THE PROBLEM: Give back the full listing, character for character, with no pictures.

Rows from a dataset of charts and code
◇ ◇ ◇ ◇

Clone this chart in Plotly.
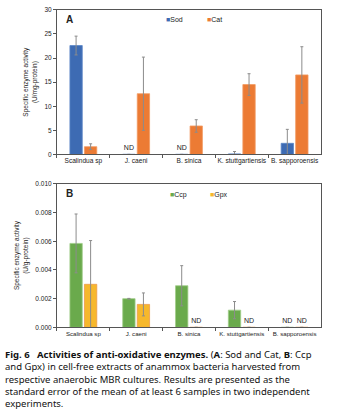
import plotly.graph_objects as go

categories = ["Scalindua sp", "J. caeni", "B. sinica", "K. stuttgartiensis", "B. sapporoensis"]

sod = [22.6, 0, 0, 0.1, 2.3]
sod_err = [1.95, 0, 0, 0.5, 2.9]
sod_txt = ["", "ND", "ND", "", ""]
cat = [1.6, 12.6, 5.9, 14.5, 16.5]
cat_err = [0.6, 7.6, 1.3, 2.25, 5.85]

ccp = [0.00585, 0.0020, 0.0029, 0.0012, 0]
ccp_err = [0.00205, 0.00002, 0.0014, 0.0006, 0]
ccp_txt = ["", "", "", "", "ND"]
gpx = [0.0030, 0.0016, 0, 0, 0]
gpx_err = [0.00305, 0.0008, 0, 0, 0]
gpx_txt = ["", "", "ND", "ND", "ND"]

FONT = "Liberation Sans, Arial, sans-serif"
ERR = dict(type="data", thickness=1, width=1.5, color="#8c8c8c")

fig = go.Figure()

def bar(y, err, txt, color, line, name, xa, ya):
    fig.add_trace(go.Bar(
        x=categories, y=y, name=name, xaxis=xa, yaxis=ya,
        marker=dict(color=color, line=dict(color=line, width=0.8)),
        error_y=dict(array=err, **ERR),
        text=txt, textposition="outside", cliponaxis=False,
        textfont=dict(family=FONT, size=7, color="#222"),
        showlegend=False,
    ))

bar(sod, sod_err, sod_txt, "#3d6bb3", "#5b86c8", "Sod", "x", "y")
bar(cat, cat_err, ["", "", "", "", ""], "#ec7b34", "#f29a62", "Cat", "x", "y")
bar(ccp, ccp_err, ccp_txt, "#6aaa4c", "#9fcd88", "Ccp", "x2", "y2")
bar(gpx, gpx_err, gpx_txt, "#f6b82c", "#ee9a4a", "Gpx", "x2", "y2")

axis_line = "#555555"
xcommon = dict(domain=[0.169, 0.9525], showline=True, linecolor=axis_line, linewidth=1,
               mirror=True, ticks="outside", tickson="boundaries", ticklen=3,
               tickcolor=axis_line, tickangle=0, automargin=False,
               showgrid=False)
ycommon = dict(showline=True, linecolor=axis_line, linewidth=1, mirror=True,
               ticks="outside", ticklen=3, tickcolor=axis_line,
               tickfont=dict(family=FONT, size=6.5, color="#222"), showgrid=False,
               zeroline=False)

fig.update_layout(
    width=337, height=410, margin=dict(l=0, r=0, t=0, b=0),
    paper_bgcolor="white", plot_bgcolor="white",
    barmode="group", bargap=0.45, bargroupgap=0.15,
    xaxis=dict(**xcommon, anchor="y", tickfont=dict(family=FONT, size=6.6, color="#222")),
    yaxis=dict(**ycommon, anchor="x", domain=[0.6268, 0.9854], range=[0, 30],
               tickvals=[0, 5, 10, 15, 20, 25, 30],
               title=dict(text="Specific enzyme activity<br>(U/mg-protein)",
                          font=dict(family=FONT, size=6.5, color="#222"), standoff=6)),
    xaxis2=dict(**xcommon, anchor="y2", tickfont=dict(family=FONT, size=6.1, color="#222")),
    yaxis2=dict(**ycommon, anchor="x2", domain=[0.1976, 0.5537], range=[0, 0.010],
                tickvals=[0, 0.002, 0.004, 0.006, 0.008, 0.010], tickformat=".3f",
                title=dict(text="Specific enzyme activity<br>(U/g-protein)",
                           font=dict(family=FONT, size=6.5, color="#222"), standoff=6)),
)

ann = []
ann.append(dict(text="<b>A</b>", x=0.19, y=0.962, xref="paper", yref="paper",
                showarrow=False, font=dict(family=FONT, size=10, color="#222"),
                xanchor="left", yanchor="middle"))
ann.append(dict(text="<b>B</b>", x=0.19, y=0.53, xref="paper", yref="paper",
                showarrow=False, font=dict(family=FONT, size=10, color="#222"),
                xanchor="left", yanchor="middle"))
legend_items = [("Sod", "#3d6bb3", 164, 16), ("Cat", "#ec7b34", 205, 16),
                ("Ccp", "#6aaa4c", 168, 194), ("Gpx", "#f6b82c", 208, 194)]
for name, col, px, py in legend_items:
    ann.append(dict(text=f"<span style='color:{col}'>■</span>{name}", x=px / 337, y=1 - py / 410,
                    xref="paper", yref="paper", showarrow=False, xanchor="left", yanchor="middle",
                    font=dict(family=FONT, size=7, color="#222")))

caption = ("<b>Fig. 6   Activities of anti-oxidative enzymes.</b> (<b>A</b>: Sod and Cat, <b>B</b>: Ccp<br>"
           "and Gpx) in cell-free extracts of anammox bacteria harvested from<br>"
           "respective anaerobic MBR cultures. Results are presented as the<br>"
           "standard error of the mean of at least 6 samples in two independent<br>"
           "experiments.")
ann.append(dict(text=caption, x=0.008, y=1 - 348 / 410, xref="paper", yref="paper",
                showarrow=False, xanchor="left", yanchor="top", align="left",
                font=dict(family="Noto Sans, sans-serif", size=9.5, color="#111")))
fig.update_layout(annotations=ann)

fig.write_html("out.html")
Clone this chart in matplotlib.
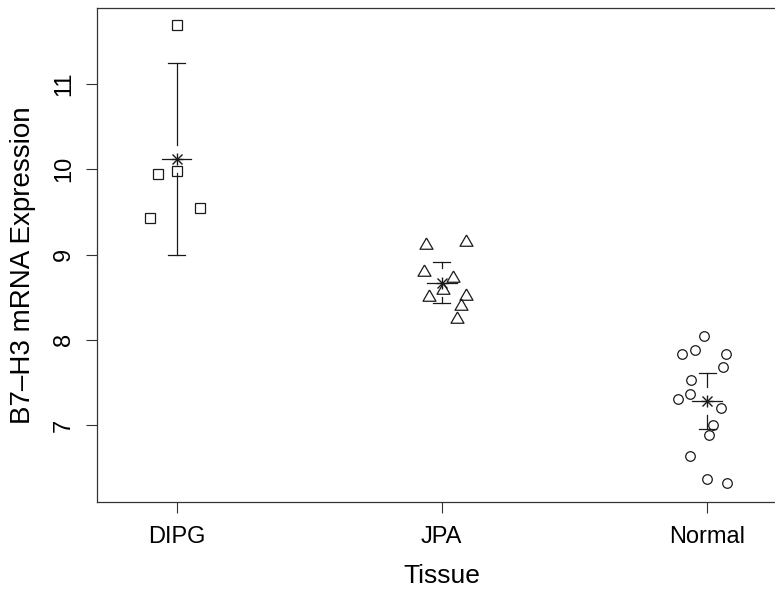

◇ ◇ ◇ ◇

RESPONSE TO THIS EXERCISE:
Clone this chart in Plotly.
import plotly.graph_objects as go

categories = ["Scalindua sp", "J. caeni", "B. sinica", "K. stuttgartiensis", "B. sapporoensis"]

sod = [22.6, 0, 0, 0.1, 2.3]
sod_err = [1.95, 0, 0, 0.5, 2.9]
sod_txt = ["", "ND", "ND", "", ""]
cat = [1.6, 12.6, 5.9, 14.5, 16.5]
cat_err = [0.6, 7.6, 1.3, 2.25, 5.85]

ccp = [0.00585, 0.0020, 0.0029, 0.0012, 0]
ccp_err = [0.00205, 0.00002, 0.0014, 0.0006, 0]
ccp_txt = ["", "", "", "", "ND"]
gpx = [0.0030, 0.0016, 0, 0, 0]
gpx_err = [0.00305, 0.0008, 0, 0, 0]
gpx_txt = ["", "", "ND", "ND", "ND"]

FONT = "Liberation Sans, Arial, sans-serif"
ERR = dict(type="data", thickness=1, width=1.5, color="#8c8c8c")

fig = go.Figure()

def bar(y, err, txt, color, line, name, xa, ya):
    fig.add_trace(go.Bar(
        x=categories, y=y, name=name, xaxis=xa, yaxis=ya,
        marker=dict(color=color, line=dict(color=line, width=0.8)),
        error_y=dict(array=err, **ERR),
        text=txt, textposition="outside", cliponaxis=False,
        textfont=dict(family=FONT, size=7, color="#222"),
        showlegend=False,
    ))

bar(sod, sod_err, sod_txt, "#3d6bb3", "#5b86c8", "Sod", "x", "y")
bar(cat, cat_err, ["", "", "", "", ""], "#ec7b34", "#f29a62", "Cat", "x", "y")
bar(ccp, ccp_err, ccp_txt, "#6aaa4c", "#9fcd88", "Ccp", "x2", "y2")
bar(gpx, gpx_err, gpx_txt, "#f6b82c", "#ee9a4a", "Gpx", "x2", "y2")

axis_line = "#555555"
xcommon = dict(domain=[0.169, 0.9525], showline=True, linecolor=axis_line, linewidth=1,
               mirror=True, ticks="outside", tickson="boundaries", ticklen=3,
               tickcolor=axis_line, tickangle=0, automargin=False,
               showgrid=False)
ycommon = dict(showline=True, linecolor=axis_line, linewidth=1, mirror=True,
               ticks="outside", ticklen=3, tickcolor=axis_line,
               tickfont=dict(family=FONT, size=6.5, color="#222"), showgrid=False,
               zeroline=False)

fig.update_layout(
    width=337, height=410, margin=dict(l=0, r=0, t=0, b=0),
    paper_bgcolor="white", plot_bgcolor="white",
    barmode="group", bargap=0.45, bargroupgap=0.15,
    xaxis=dict(**xcommon, anchor="y", tickfont=dict(family=FONT, size=6.6, color="#222")),
    yaxis=dict(**ycommon, anchor="x", domain=[0.6268, 0.9854], range=[0, 30],
               tickvals=[0, 5, 10, 15, 20, 25, 30],
               title=dict(text="Specific enzyme activity<br>(U/mg-protein)",
                          font=dict(family=FONT, size=6.5, color="#222"), standoff=6)),
    xaxis2=dict(**xcommon, anchor="y2", tickfont=dict(family=FONT, size=6.1, color="#222")),
    yaxis2=dict(**ycommon, anchor="x2", domain=[0.1976, 0.5537], range=[0, 0.010],
                tickvals=[0, 0.002, 0.004, 0.006, 0.008, 0.010], tickformat=".3f",
                title=dict(text="Specific enzyme activity<br>(U/g-protein)",
                           font=dict(family=FONT, size=6.5, color="#222"), standoff=6)),
)

ann = []
ann.append(dict(text="<b>A</b>", x=0.19, y=0.962, xref="paper", yref="paper",
                showarrow=False, font=dict(family=FONT, size=10, color="#222"),
                xanchor="left", yanchor="middle"))
ann.append(dict(text="<b>B</b>", x=0.19, y=0.53, xref="paper", yref="paper",
                showarrow=False, font=dict(family=FONT, size=10, color="#222"),
                xanchor="left", yanchor="middle"))
legend_items = [("Sod", "#3d6bb3", 164, 16), ("Cat", "#ec7b34", 205, 16),
                ("Ccp", "#6aaa4c", 168, 194), ("Gpx", "#f6b82c", 208, 194)]
for name, col, px, py in legend_items:
    ann.append(dict(text=f"<span style='color:{col}'>■</span>{name}", x=px / 337, y=1 - py / 410,
                    xref="paper", yref="paper", showarrow=False, xanchor="left", yanchor="middle",
                    font=dict(family=FONT, size=7, color="#222")))

caption = ("<b>Fig. 6   Activities of anti-oxidative enzymes.</b> (<b>A</b>: Sod and Cat, <b>B</b>: Ccp<br>"
           "and Gpx) in cell-free extracts of anammox bacteria harvested from<br>"
           "respective anaerobic MBR cultures. Results are presented as the<br>"
           "standard error of the mean of at least 6 samples in two independent<br>"
           "experiments.")
ann.append(dict(text=caption, x=0.008, y=1 - 348 / 410, xref="paper", yref="paper",
                showarrow=False, xanchor="left", yanchor="top", align="left",
                font=dict(family="Noto Sans, sans-serif", size=9.5, color="#111")))
fig.update_layout(annotations=ann)

fig.write_html("out.html")
Clone this chart in matplotlib.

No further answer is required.